● **Stated problem**: Write out the material again word for word, dropping any images it holds.

## BEGIN

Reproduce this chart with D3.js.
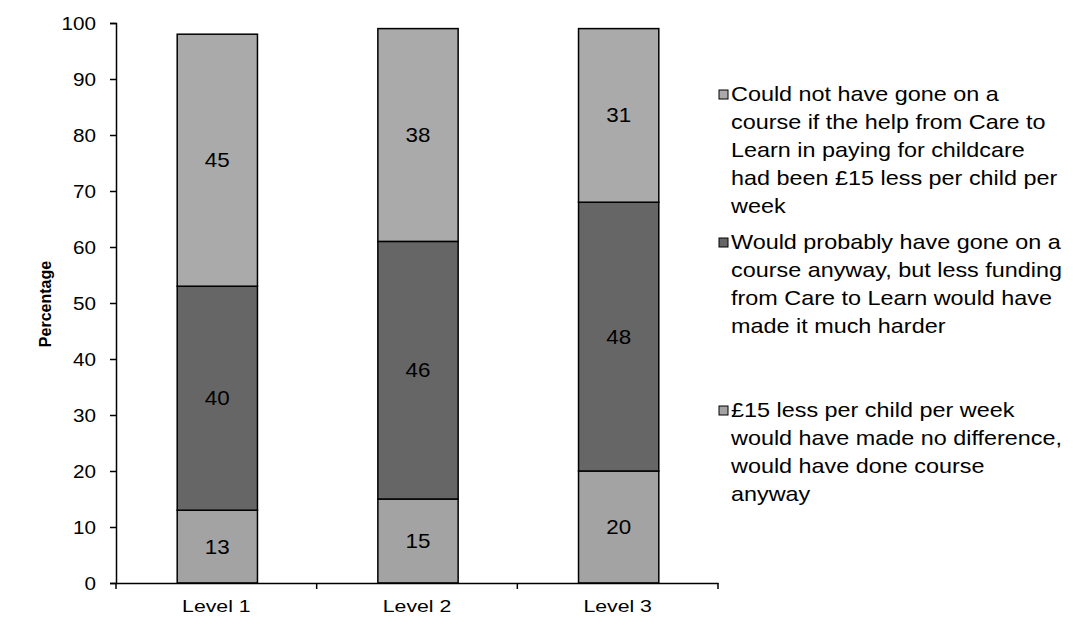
<!DOCTYPE html>
<html>
<head>
<meta charset="utf-8">
<script src="https://cdn.jsdelivr.net/npm/d3@7"></script>
<style>
  body { margin: 0; background: #fff; }
  svg { display: block; font-family: Arial, "Liberation Sans", sans-serif; }
</style>
</head>
<body>
<svg id="chart" width="1073" height="628"></svg>
<script>
const categories = ["Level 1", "Level 2", "Level 3"];
const seriesNames = [
  "£15 less per child per week would have made no difference, would have done course anyway",
  "Would probably have gone on a course anyway, but less funding from Care to Learn would have made it much harder",
  "Could not have gone on a course if the help from Care to Learn in paying for childcare had been £15 less per child per week"
];
const noDifference = [13, 15, 20];
const muchHarder = [40, 46, 48];
const couldNot = [45, 38, 31];
const yTicks = [0, 10, 20, 30, 40, 50, 60, 70, 80, 90, 100];
const legendLines = [
  ["Could not have gone on a", "course if the help from Care to", "Learn in paying for childcare", "had been £15 less per child per", "week"],
  ["Would probably have gone on a", "course anyway, but less funding", "from Care to Learn would have", "made it much harder"],
  ["£15 less per child per week", "would have made no difference,", "would have done course", "anyway"]
];
const colors = ["#a3a3a3", "#666666", "#aaaaaa"];

(function () {
const svg = d3.select("#chart");
const mLeft = 116, mRight = 718, mTop = 23, mBottom = 583;

// stretch text horizontally around its anchor point
function stretch(sel, sx) {
  sel.each(function () {
    const t = d3.select(this);
    const x0 = +t.attr("x") || 0, y0 = +t.attr("y") || 0;
    t.attr("transform", `translate(${x0},${y0}) scale(${sx},1) translate(${-x0},${-y0})`);
  });
}

const x = d3.scaleBand().domain(categories).range([mLeft, mRight]).padding(0);
const y = d3.scaleLinear().domain([0, 100]).range([mBottom, mTop]);

const data = categories.map((c, i) => ({ cat: c, s0: noDifference[i], s1: muchHarder[i], s2: couldNot[i] }));
const stack = d3.stack().keys(["s0", "s1", "s2"]);
const layers = stack(data);

const barW = x.bandwidth() * 0.4;

const g = svg.append("g");
layers.forEach((layer, li) => {
  g.selectAll(null).data(layer).enter().append("rect")
    .attr("x", d => x(d.data.cat) + (x.bandwidth() - barW) / 2 + 1)
    .attr("y", d => y(d[1]))
    .attr("width", barW)
    .attr("height", d => y(d[0]) - y(d[1]))
    .attr("fill", colors[li])
    .attr("stroke", "#000")
    .attr("stroke-width", 1.5);
  const lbl = g.selectAll(null).data(layer).enter().append("text")
    .attr("x", d => x(d.data.cat) + x.bandwidth() / 2 + 1)
    .attr("y", d => (y(d[0]) + y(d[1])) / 2 + 7)
    .attr("text-anchor", "middle")
    .attr("font-size", 20)
    .attr("fill", "#000")
    .text(d => d[1] - d[0]);
  stretch(lbl, 1.12);
});

// y axis
const yAxis = d3.axisLeft(y).tickValues(yTicks).tickSize(6).tickPadding(14);
const ya = svg.append("g").attr("transform", `translate(${mLeft},0)`).call(yAxis);
ya.select(".domain").attr("stroke", "#000").attr("stroke-width", 1.5);
ya.selectAll(".tick line").attr("stroke", "#000").attr("stroke-width", 1.5);
ya.selectAll(".tick text").attr("font-size", 18).attr("font-family", "Arial, 'Liberation Sans', sans-serif").attr("fill", "#000").attr("dy", "0.36em");
stretch(ya.selectAll(".tick text"), 1.15);

// x axis
const xAxis = d3.axisBottom(x).tickSize(0).tickPadding(17);
const xa = svg.append("g").attr("transform", `translate(0,${mBottom})`).call(xAxis);
xa.select(".domain").attr("stroke", "#000").attr("stroke-width", 1.5);
xa.selectAll(".tick text").attr("font-size", 17).attr("font-family", "Arial, 'Liberation Sans', sans-serif").attr("fill", "#000");
stretch(xa.selectAll(".tick text"), 1.25);
const bounds = categories.map(c => x(c)).concat([x(categories[categories.length - 1]) + x.bandwidth()]);
xa.selectAll(".bound").data(bounds).enter().append("line")
  .attr("x1", d => d).attr("x2", d => d).attr("y1", 0).attr("y2", 6)
  .attr("stroke", "#000").attr("stroke-width", 1.5);

// y title
svg.append("text")
  .attr("transform", `translate(51,${(mTop + mBottom) / 2 + 1}) rotate(-90)`)
  .attr("text-anchor", "middle")
  .attr("font-size", 16)
  .attr("font-weight", "bold")
  .text("Percentage");

// legend
const legendTops = [101, 249, 417];
const legendColors = [colors[2], colors[1], colors[0]];
legendLines.forEach((lines, i) => {
  const lg = svg.append("g");
  lg.append("rect")
    .attr("x", 719).attr("y", legendTops[i] - 11)
    .attr("width", 9).attr("height", 9)
    .attr("fill", legendColors[i]).attr("stroke", "#000").attr("stroke-width", 1);
  const tx = lg.selectAll("text").data(lines).enter().append("text")
    .attr("x", 731)
    .attr("y", (d, j) => legendTops[i] + j * 28)
    .attr("font-size", 20)
    .attr("fill", "#000")
    .text(d => d);
  stretch(tx, 1.17);
});
})();
</script>
</body>
</html>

## END

● **The output**:
Reproduce this chart with D3.js.
<!DOCTYPE html>
<html>
<head>
<meta charset="utf-8">
<script src="https://cdn.jsdelivr.net/npm/d3@7"></script>
<style>
  body { margin: 0; background: #fff; }
  svg { display: block; font-family: Arial, "Liberation Sans", sans-serif; }
</style>
</head>
<body>
<svg id="chart" width="1073" height="628"></svg>
<script>
const categories = ["Level 1", "Level 2", "Level 3"];
const seriesNames = [
  "£15 less per child per week would have made no difference, would have done course anyway",
  "Would probably have gone on a course anyway, but less funding from Care to Learn would have made it much harder",
  "Could not have gone on a course if the help from Care to Learn in paying for childcare had been £15 less per child per week"
];
const noDifference = [13, 15, 20];
const muchHarder = [40, 46, 48];
const couldNot = [45, 38, 31];
const yTicks = [0, 10, 20, 30, 40, 50, 60, 70, 80, 90, 100];
const legendLines = [
  ["Could not have gone on a", "course if the help from Care to", "Learn in paying for childcare", "had been £15 less per child per", "week"],
  ["Would probably have gone on a", "course anyway, but less funding", "from Care to Learn would have", "made it much harder"],
  ["£15 less per child per week", "would have made no difference,", "would have done course", "anyway"]
];
const colors = ["#a3a3a3", "#666666", "#aaaaaa"];

(function () {
const svg = d3.select("#chart");
const mLeft = 116, mRight = 718, mTop = 23, mBottom = 583;

// stretch text horizontally around its anchor point
function stretch(sel, sx) {
  sel.each(function () {
    const t = d3.select(this);
    const x0 = +t.attr("x") || 0, y0 = +t.attr("y") || 0;
    t.attr("transform", `translate(${x0},${y0}) scale(${sx},1) translate(${-x0},${-y0})`);
  });
}

const x = d3.scaleBand().domain(categories).range([mLeft, mRight]).padding(0);
const y = d3.scaleLinear().domain([0, 100]).range([mBottom, mTop]);

const data = categories.map((c, i) => ({ cat: c, s0: noDifference[i], s1: muchHarder[i], s2: couldNot[i] }));
const stack = d3.stack().keys(["s0", "s1", "s2"]);
const layers = stack(data);

const barW = x.bandwidth() * 0.4;

const g = svg.append("g");
layers.forEach((layer, li) => {
  g.selectAll(null).data(layer).enter().append("rect")
    .attr("x", d => x(d.data.cat) + (x.bandwidth() - barW) / 2 + 1)
    .attr("y", d => y(d[1]))
    .attr("width", barW)
    .attr("height", d => y(d[0]) - y(d[1]))
    .attr("fill", colors[li])
    .attr("stroke", "#000")
    .attr("stroke-width", 1.5);
  const lbl = g.selectAll(null).data(layer).enter().append("text")
    .attr("x", d => x(d.data.cat) + x.bandwidth() / 2 + 1)
    .attr("y", d => (y(d[0]) + y(d[1])) / 2 + 7)
    .attr("text-anchor", "middle")
    .attr("font-size", 20)
    .attr("fill", "#000")
    .text(d => d[1] - d[0]);
  stretch(lbl, 1.12);
});

// y axis
const yAxis = d3.axisLeft(y).tickValues(yTicks).tickSize(6).tickPadding(14);
const ya = svg.append("g").attr("transform", `translate(${mLeft},0)`).call(yAxis);
ya.select(".domain").attr("stroke", "#000").attr("stroke-width", 1.5);
ya.selectAll(".tick line").attr("stroke", "#000").attr("stroke-width", 1.5);
ya.selectAll(".tick text").attr("font-size", 18).attr("font-family", "Arial, 'Liberation Sans', sans-serif").attr("fill", "#000").attr("dy", "0.36em");
stretch(ya.selectAll(".tick text"), 1.15);

// x axis
const xAxis = d3.axisBottom(x).tickSize(0).tickPadding(17);
const xa = svg.append("g").attr("transform", `translate(0,${mBottom})`).call(xAxis);
xa.select(".domain").attr("stroke", "#000").attr("stroke-width", 1.5);
xa.selectAll(".tick text").attr("font-size", 17).attr("font-family", "Arial, 'Liberation Sans', sans-serif").attr("fill", "#000");
stretch(xa.selectAll(".tick text"), 1.25);
const bounds = categories.map(c => x(c)).concat([x(categories[categories.length - 1]) + x.bandwidth()]);
xa.selectAll(".bound").data(bounds).enter().append("line")
  .attr("x1", d => d).attr("x2", d => d).attr("y1", 0).attr("y2", 6)
  .attr("stroke", "#000").attr("stroke-width", 1.5);

// y title
svg.append("text")
  .attr("transform", `translate(51,${(mTop + mBottom) / 2 + 1}) rotate(-90)`)
  .attr("text-anchor", "middle")
  .attr("font-size", 16)
  .attr("font-weight", "bold")
  .text("Percentage");

// legend
const legendTops = [101, 249, 417];
const legendColors = [colors[2], colors[1], colors[0]];
legendLines.forEach((lines, i) => {
  const lg = svg.append("g");
  lg.append("rect")
    .attr("x", 719).attr("y", legendTops[i] - 11)
    .attr("width", 9).attr("height", 9)
    .attr("fill", legendColors[i]).attr("stroke", "#000").attr("stroke-width", 1);
  const tx = lg.selectAll("text").data(lines).enter().append("text")
    .attr("x", 731)
    .attr("y", (d, j) => legendTops[i] + j * 28)
    .attr("font-size", 20)
    .attr("fill", "#000")
    .text(d => d);
  stretch(tx, 1.17);
});
})();
</script>
</body>
</html>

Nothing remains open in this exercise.